In his decision, Obama ordered Ralls Corporation, a company owned by Chinese nationals, to divest its interest in the wind farms it purchased earlier this year near the Naval Weapons Systems Training Facility in Boardman, Oregon.
The case reached the president’s desk after the Committee on Foreign Investments in the United States, known as CFIUS, determined there was no way to address the national security risks posed by the Chinese company’s purchases.
Only the president has final authority to prohibit a transaction. The administration would not say what risks the wind farm purchases presented.
The Treasury Department said CFIUS made its recommendation to Obama after receiving an analysis of the potential threats from the Office of the Director of National Intelligence.
The military has acknowledged that it used the Oregon Naval facility to test unmanned drones and the EA-18G “Growler.” The electronic warfare aircraft accompanies U.S. fighter bombers on missions and protectively jams enemy radar, destroying them with missiles along the way.
At the Oregon site, the planes fly as low as 60 metres and nearly 500 kilometres per hour.
In Ottawa, the Conservatives are split over a landmark $15.1-billion bid by China’s CNOOC for oil producer Nexen, leaving Prime Minister Stephen Harper with a difficult call to make.
A green light, still viewed by many as likely, would allow China’s biggest ever foreign takeover, extend China’s foothold in Canada’s crude-rich oilsands — an area with the biggest proven resources of energy outside Venezuela and Saudi Arabia — and help Beijing fulfil its drive for better access to energy resources to fuel the world’s second-largest economy.
A “no,” or conditionals on the deal that were too onerous for CNOOC, would cut the takeover premium on Canadian resource stocks, and likely stem Chinese investment in the energy patch as well as damaging Canada’s already dented reputation as a friendly jurisdiction for foreign investment.
In the American case, the last time a president used the law to block a transaction was 1990, when President George H.W. Bush voided the sale of Mamco Manufacturing to a Chinese agency.

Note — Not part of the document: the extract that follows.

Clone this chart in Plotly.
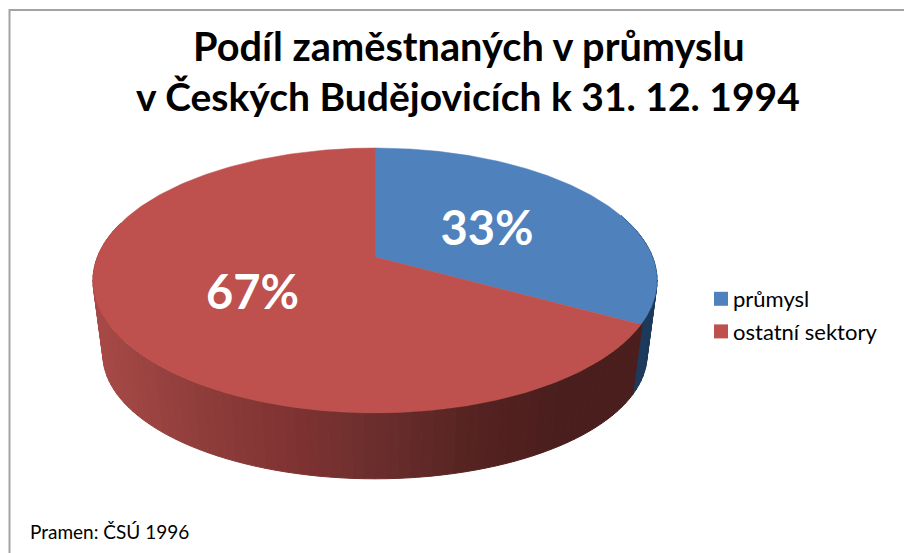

In 2006, President George W. Bush approved a CFIUS case involving the merger of Alcatel and Lucent Technologies.
The Treasury Department said in a statement that Obama’s decision is specific to this transaction and does not set a precedent for other foreign direct investment in the U.S. by China or any other country.
China’s trade advantage over the U.S. has emerged as a key issue in the final weeks of the presidential campaign. Romney accuses Obama of failing to stand up to Beijing. The president criticizes the GOP nominee for investing part of his personal fortune in China and outsourcing jobs there while he ran the private equity firm Bain Capital.
Both campaigns are running ads on China in states that can go to either candidate, especially Ohio, where workers in the manufacturing industry have been hardhit by outsourcing. Obama has the power to void foreign transactions under the Defence Production Act.